**Written exercise**
Restate the whole listing word for word. Pictures are left out.

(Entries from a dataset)
--- BEGIN ---

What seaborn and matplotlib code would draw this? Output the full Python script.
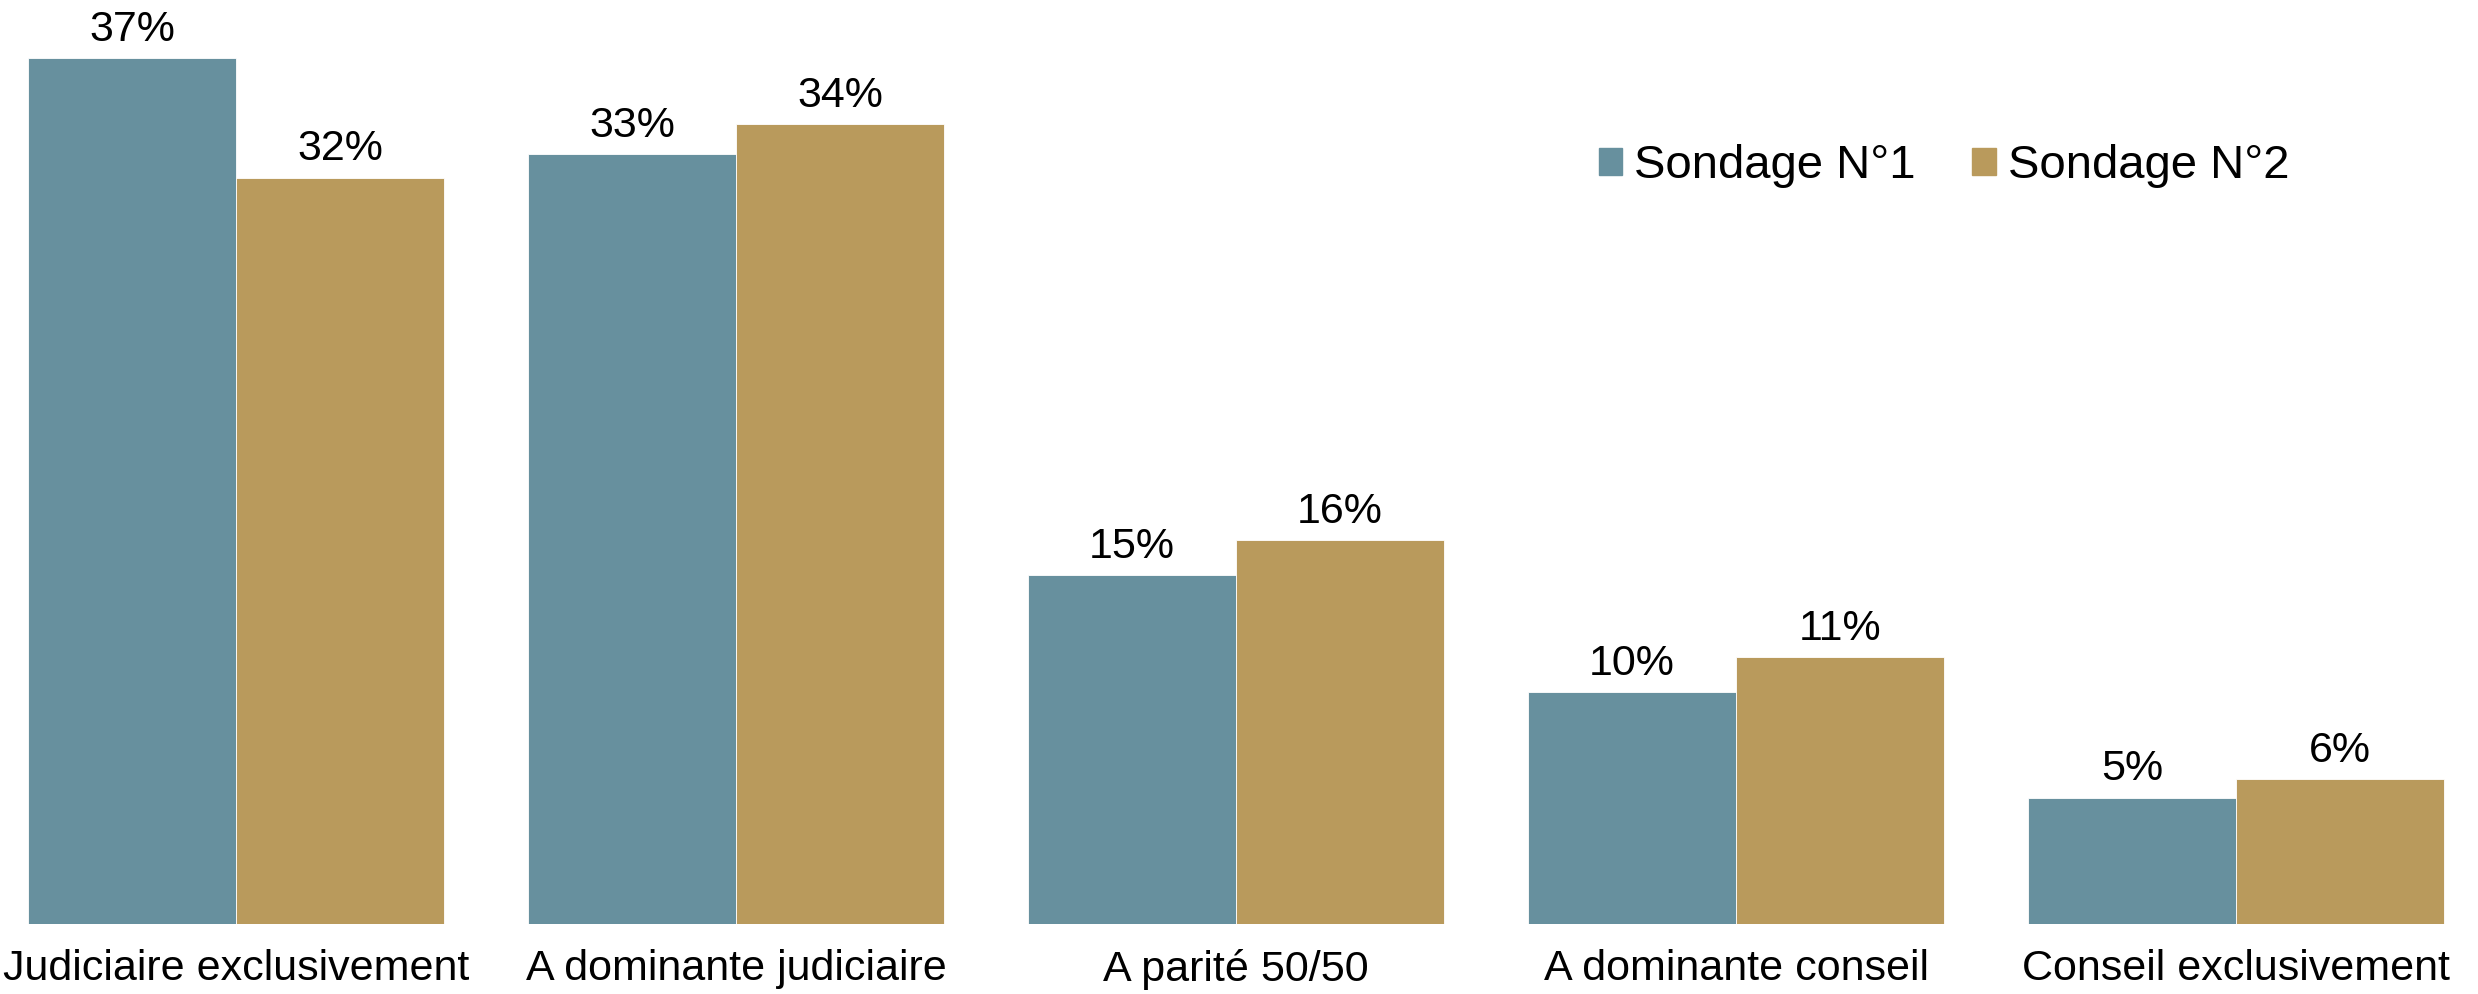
import matplotlib
matplotlib.use("Agg")
import matplotlib.pyplot as plt
from matplotlib.patches import Patch
import pandas as pd
import seaborn as sns

categories = ["Judiciaire exclusivement", "A dominante judiciaire", "A parité 50/50",
              "A dominante conseil", "Conseil exclusivement"]
series = ["Sondage N°1", "Sondage N°2"]
# bar heights; labels show them rounded
sondage_1 = [37.0, 32.9, 14.9, 9.9, 5.4]
sondage_2 = [31.9, 34.2, 16.4, 11.4, 6.2]
colors = ["#67909E", "#B99A5C"]

df = pd.DataFrame({
    "categorie": categories * 2,
    "sondage": [series[0]] * len(categories) + [series[1]] * len(categories),
    "valeur": sondage_1 + sondage_2,
})

sns.set_style("white")
plt.rcParams["font.family"] = ["Liberation Sans", "DejaVu Sans"]
plt.rcParams["text.color"] = "black"
plt.rcParams["xtick.color"] = "black"

fig = plt.figure(figsize=(24.78, 9.94), dpi=100)
ax = fig.add_axes([0, 70 / 994, 1, 924 / 994])

sns.barplot(data=df, x="categorie", y="valeur", hue="sondage", order=categories,
            hue_order=series, palette=colors, width=0.832, gap=0, saturation=1,
            edgecolor="white", linewidth=0.6, errorbar=None, legend=False, ax=ax)

for cont in ax.containers:
    ax.bar_label(cont, labels=[f"{v:.0f}%" for v in cont.datavalues],
                 padding=6, fontsize=31, color="black")

ax.set_xlim(-0.472, 4.484)
ax.set_ylim(0, 39.5)
ax.set_xlabel("")
ax.set_ylabel("")
ax.set_yticks([])
ax.tick_params(axis="x", length=0, pad=18, labelsize=31, labelcolor="black")
sns.despine(ax=ax, left=True, bottom=True, top=True, right=True)

handles = [Patch(color=c, label=s) for c, s in zip(colors, series)]
fig.legend(handles=handles, loc="center", bbox_to_anchor=(1944 / 2478, 1 - 166 / 994),
           ncol=2, frameon=False, fontsize=34, handlelength=0.5, handleheight=0.5,
           handletextpad=0.25, columnspacing=1.2, labelcolor="black")

fig.savefig("out.png", dpi=100)
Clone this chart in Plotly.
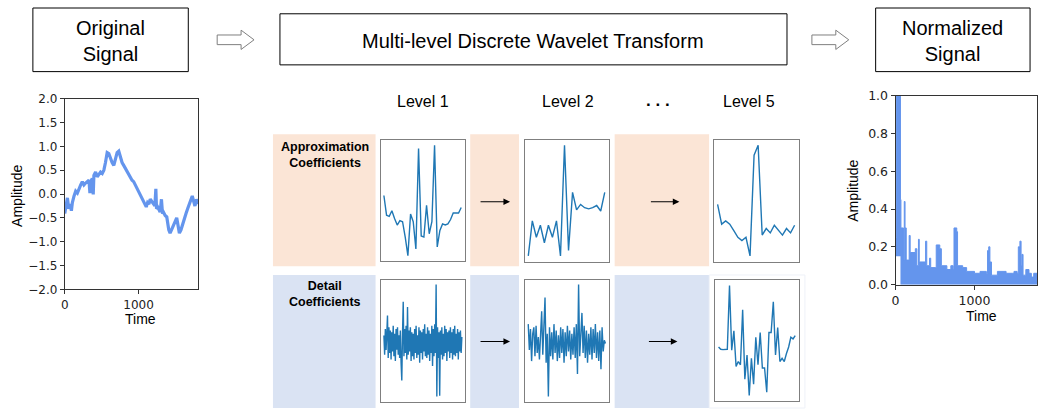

--- END ---

**Finished exercise**
What seaborn and matplotlib code would draw this? Output the full Python script.
import matplotlib
matplotlib.use("Agg")
import matplotlib.pyplot as plt
from matplotlib.patches import Patch
import pandas as pd
import seaborn as sns

categories = ["Judiciaire exclusivement", "A dominante judiciaire", "A parité 50/50",
              "A dominante conseil", "Conseil exclusivement"]
series = ["Sondage N°1", "Sondage N°2"]
# bar heights; labels show them rounded
sondage_1 = [37.0, 32.9, 14.9, 9.9, 5.4]
sondage_2 = [31.9, 34.2, 16.4, 11.4, 6.2]
colors = ["#67909E", "#B99A5C"]

df = pd.DataFrame({
    "categorie": categories * 2,
    "sondage": [series[0]] * len(categories) + [series[1]] * len(categories),
    "valeur": sondage_1 + sondage_2,
})

sns.set_style("white")
plt.rcParams["font.family"] = ["Liberation Sans", "DejaVu Sans"]
plt.rcParams["text.color"] = "black"
plt.rcParams["xtick.color"] = "black"

fig = plt.figure(figsize=(24.78, 9.94), dpi=100)
ax = fig.add_axes([0, 70 / 994, 1, 924 / 994])

sns.barplot(data=df, x="categorie", y="valeur", hue="sondage", order=categories,
            hue_order=series, palette=colors, width=0.832, gap=0, saturation=1,
            edgecolor="white", linewidth=0.6, errorbar=None, legend=False, ax=ax)

for cont in ax.containers:
    ax.bar_label(cont, labels=[f"{v:.0f}%" for v in cont.datavalues],
                 padding=6, fontsize=31, color="black")

ax.set_xlim(-0.472, 4.484)
ax.set_ylim(0, 39.5)
ax.set_xlabel("")
ax.set_ylabel("")
ax.set_yticks([])
ax.tick_params(axis="x", length=0, pad=18, labelsize=31, labelcolor="black")
sns.despine(ax=ax, left=True, bottom=True, top=True, right=True)

handles = [Patch(color=c, label=s) for c, s in zip(colors, series)]
fig.legend(handles=handles, loc="center", bbox_to_anchor=(1944 / 2478, 1 - 166 / 994),
           ncol=2, frameon=False, fontsize=34, handlelength=0.5, handleheight=0.5,
           handletextpad=0.25, columnspacing=1.2, labelcolor="black")

fig.savefig("out.png", dpi=100)
Clone this chart in Plotly.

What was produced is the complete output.